US Marshal Probed for Sex at Work Accused of Using Employees to Do Home Assignments, Media Says
According to the outlet, Andrew Smith, a top official at the agency, had been tasking underlings to do his homework while attending a post-graduate programme at the Naval War College Rhode Island. A member of the Marshals Service sent a letter to the state’s registrar’s office in recent months complaining about Smith.
“I am writing to inform you a U.S. Marshals Service employee and Naval War College student, Andrew Smith, is under an internal investigation for tasking subordinates to complete class assignments, which he submitted to the Naval War College as his own work. Our agency mantra is Justice, Integrity, Service. If true this allegation is a complete failure of integrity”, reads the letter as per the New York Post.
The pair reportedly had sexual intercourse in Mr Smith’s office, which has glass walls with frosted windows. Employees of the agency heard the couple and recorded them on their cell phones, sources within the law enforcement agency told the tabloid.
Smith, who oversaw the Marshals Service’s crisis response, national security, and contingency programmes, was placed on extended family medical leave until mid-November, the date when he can retire, with reports saying that he may escape any disciplinary action if the probe is complete after he leaves the agency.
The news caused public outcry among employees, who accused the law enforcement agency of double standards. Former and current Marshals said it would be damaging for the service's reputation if Smith, a senior executive, escapes the consequences of his alleged misconducts.
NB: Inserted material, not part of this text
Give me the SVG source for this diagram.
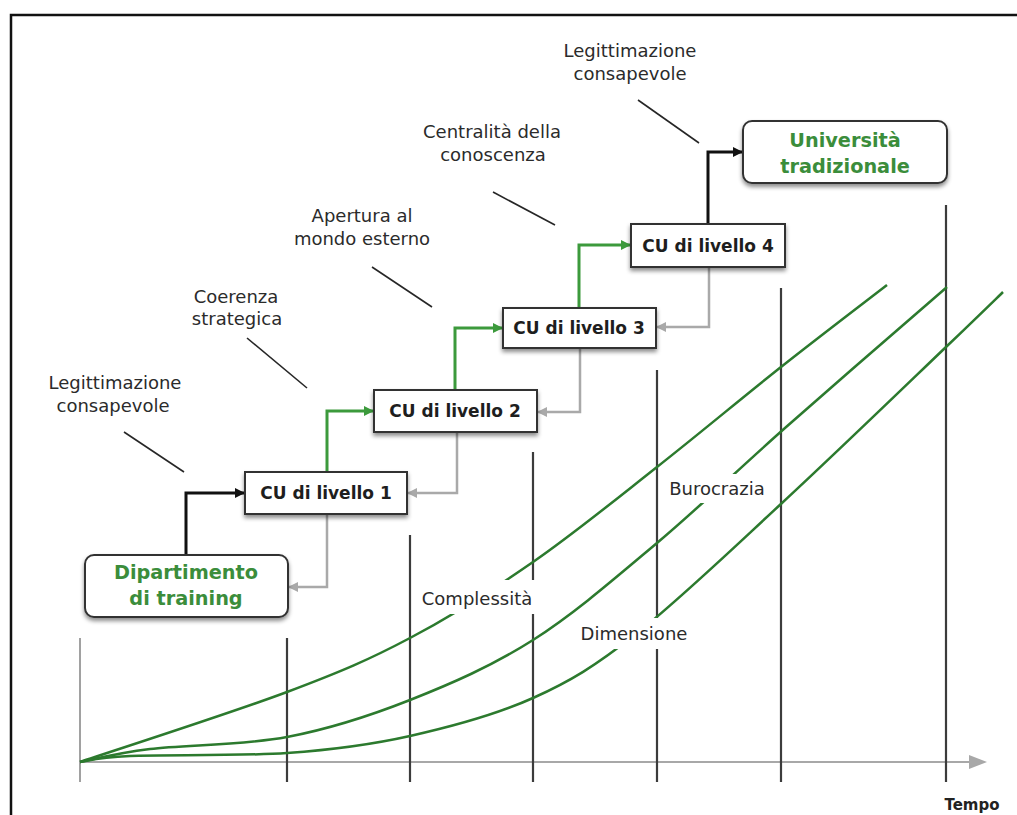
<svg xmlns="http://www.w3.org/2000/svg" width="1017" height="815" viewBox="0 0 1017 815">
  <style>
    .lbl { font-family: "DejaVu Sans", "Open Sans", sans-serif; font-size: 18px; fill: #2b2b2b; text-anchor: middle; }
    .node-txt { font-family: "DejaVu Sans", "Open Sans", sans-serif; font-size: 17px; font-weight: 700; fill: #1e1e1e; text-anchor: middle; }
    .green-txt { font-family: "DejaVu Sans", "Open Sans", sans-serif; font-size: 19.3px; font-weight: 700; fill: #3b8d3b; text-anchor: middle; }
    .box { fill: #fff; stroke: #333; stroke-width: 2; filter: url(#shadow); }
    .leader { stroke: #262626; stroke-width: 1.6; }
    .grid { stroke: #3c3c3c; stroke-width: 2.2; }
    .curve { fill: none; stroke: #2c7a2e; stroke-width: 2.5; }
    .conn-black { fill: none; stroke: #111; stroke-width: 3; marker-end: url(#ah-black); }
    .conn-green { fill: none; stroke: #3c9a3c; stroke-width: 3; marker-end: url(#ah-green); }
    .conn-grey { fill: none; stroke: #a9a9a9; stroke-width: 2.5; marker-end: url(#ah-grey); }
    .cover { fill: #fff; }
  </style>
  <defs>
    <filter id="shadow" x="-10%" y="-20%" width="120%" height="160%">
      <feDropShadow dx="0" dy="3" stdDeviation="2.2" flood-color="#000" flood-opacity="0.45"/>
    </filter>
    <marker id="ah-black" viewBox="0 0 10 10" refX="10" refY="5" markerWidth="11" markerHeight="10" markerUnits="userSpaceOnUse" orient="auto">
      <path d="M0,0 L10,5 L0,10 z" fill="#111"/>
    </marker>
    <marker id="ah-green" viewBox="0 0 10 10" refX="10" refY="5" markerWidth="11" markerHeight="10" markerUnits="userSpaceOnUse" orient="auto">
      <path d="M0,0 L10,5 L0,10 z" fill="#3c9a3c"/>
    </marker>
    <marker id="ah-grey" viewBox="0 0 10 10" refX="10" refY="5" markerWidth="11" markerHeight="10" markerUnits="userSpaceOnUse" orient="auto">
      <path d="M0,0 L10,5 L0,10 z" fill="#a9a9a9"/>
    </marker>
  </defs>

  <rect width="1017" height="815" fill="#fff"/>
  <!-- outer frame -->
  <rect x="11" y="15" width="1030" height="830" fill="none" stroke="#111" stroke-width="2.5"/>

  <!-- time axis and grid -->
  <g id="axis">
    <line x1="80" y1="762" x2="972" y2="762" stroke="#a8a8a8" stroke-width="2.2"/>
    <polygon points="969,755 987,762 969,769" fill="#a8a8a8"/>
    <line x1="80" y1="638" x2="80" y2="782" stroke="#8a8a8a" stroke-width="1.6"/>
    <line class="grid" x1="287" y1="638" x2="287" y2="782"/>
    <line class="grid" x1="410" y1="535" x2="410" y2="782"/>
    <line class="grid" x1="533" y1="452" x2="533" y2="782"/>
    <line class="grid" x1="657" y1="370" x2="657" y2="782"/>
    <line class="grid" x1="781" y1="288" x2="781" y2="782"/>
    <line class="grid" x1="946" y1="205" x2="946" y2="782"/>
    <text x="972" y="810" font-family="'DejaVu Sans', 'Open Sans', sans-serif" font-size="15" font-weight="700" fill="#222" text-anchor="middle">Tempo</text>
  </g>

  <!-- growth curves -->
  <g id="curves">
    <path class="curve" d="M80,762 C114.5,750.3 232,712.7 287,692 C342,671.3 369,659.7 410,638 C451,616.3 491.8,590.5 533,562 C574.2,533.5 615.7,499.5 657,467 C698.3,434.5 742.7,397.3 781,367 C819.3,336.7 869.3,298.7 887,285"/>
    <path class="curve" d="M80,762 C91.7,759.8 115.5,753.2 150,749 C184.5,744.8 243.7,745.2 287,737 C330.3,728.8 369,716.2 410,700 C451,683.8 491.8,666.2 533,640 C574.2,613.8 615,578.3 657,543 C699,507.7 736.7,470.7 785,428 C833.3,385.3 920,310.5 947,287"/>
    <path class="curve" d="M80,762 C88.3,761 95.5,757.5 130,756 C164.5,754.5 240.3,756.3 287,753 C333.7,749.7 369,745.2 410,736 C451,726.8 495.3,715 533,698 C570.7,681 594.5,666.5 636,634 C677.5,601.5 730.3,550.8 782,503 C833.7,455.2 909.2,382.2 946,347 C982.8,311.8 993.5,301.2 1003,292"/>
  </g>

  <!-- curve labels -->
  <g id="curve-labels">
    <rect class="cover" x="418" y="580" width="120" height="34"/>
    <text class="lbl" x="477" y="605">Complessità</text>
    <rect class="cover" x="665" y="474" width="105" height="29"/>
    <text class="lbl" x="717" y="495">Burocrazia</text>
    <rect class="cover" x="580" y="618" width="110" height="31"/>
    <text class="lbl" x="634" y="640">Dimensione</text>
  </g>

  <!-- stage labels with leader lines -->
  <g id="stage-labels">
    <text class="lbl" x="115" y="389">Legittimazione</text>
    <text class="lbl" x="113" y="412">consapevole</text>
    <line class="leader" x1="124" y1="432" x2="184" y2="472"/>

    <text class="lbl" x="236" y="303">Coerenza</text>
    <text class="lbl" x="237" y="325">strategica</text>
    <line class="leader" x1="247" y1="338" x2="307" y2="388"/>

    <text class="lbl" x="362" y="222">Apertura al</text>
    <text class="lbl" x="362" y="245">mondo esterno</text>
    <line class="leader" x1="372" y1="267" x2="432" y2="307"/>

    <text class="lbl" x="492" y="138">Centralità della</text>
    <text class="lbl" x="493" y="161">conoscenza</text>
    <line class="leader" x1="493" y1="192" x2="555" y2="225"/>

    <text class="lbl" x="630" y="57">Legittimazione</text>
    <text class="lbl" x="630" y="80">consapevole</text>
    <line class="leader" x1="638" y1="100" x2="699" y2="143"/>
  </g>

  <!-- connectors -->
  <g id="connectors">
    <path class="conn-black" d="M186,555 V493 H245"/>
    <path class="conn-green" d="M327,472 V411 H374"/>
    <path class="conn-green" d="M455,390 V328 H503"/>
    <path class="conn-green" d="M579,308 V245 H631"/>
    <path class="conn-black" d="M708,224 V152 H743"/>
    <path class="conn-grey" d="M327,514 V587 H288"/>
    <path class="conn-grey" d="M457,432 V493 H407"/>
    <path class="conn-grey" d="M580,348 V412 H537"/>
    <path class="conn-grey" d="M709,267 V327 H656"/>
  </g>

  <!-- nodes -->
  <g id="node-dipartimento">
    <rect class="box" x="85" y="555" width="203" height="62" rx="9"/>
    <text class="green-txt" x="186" y="579">Dipartimento</text>
    <text class="green-txt" x="186" y="605">di training</text>
  </g>
  <g id="node-cu1">
    <rect class="box" x="245" y="472" width="162" height="42"/>
    <text class="node-txt" x="326" y="499">CU di livello 1</text>
  </g>
  <g id="node-cu2">
    <rect class="box" x="374" y="390" width="163" height="42"/>
    <text class="node-txt" x="455" y="417">CU di livello 2</text>
  </g>
  <g id="node-cu3">
    <rect class="box" x="503" y="308" width="153" height="40"/>
    <text class="node-txt" x="579" y="334">CU di livello 3</text>
  </g>
  <g id="node-cu4">
    <rect class="box" x="631" y="224" width="154" height="43"/>
    <text class="node-txt" x="708" y="252">CU di livello 4</text>
  </g>
  <g id="node-universita">
    <rect class="box" x="743" y="121" width="204" height="62" rx="9"/>
    <text class="green-txt" x="845" y="147">Università</text>
    <text class="green-txt" x="845" y="173">tradizionale</text>
  </g>
</svg>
"The US Marshals Service seems to have a two-class system for meting out discipline — one for executives, one for the rank and file. History shows that violative executives are able to retire in lieu of disciplinary action while the rank and file suffer more harsh penalties. If the facts here prove true, the most serious consequences should apply, not only for the alleged conduct, but equally for the betrayal of trust in upholding one of the three cornerstones of the storied Agency’s motto — integrity", said a former employee.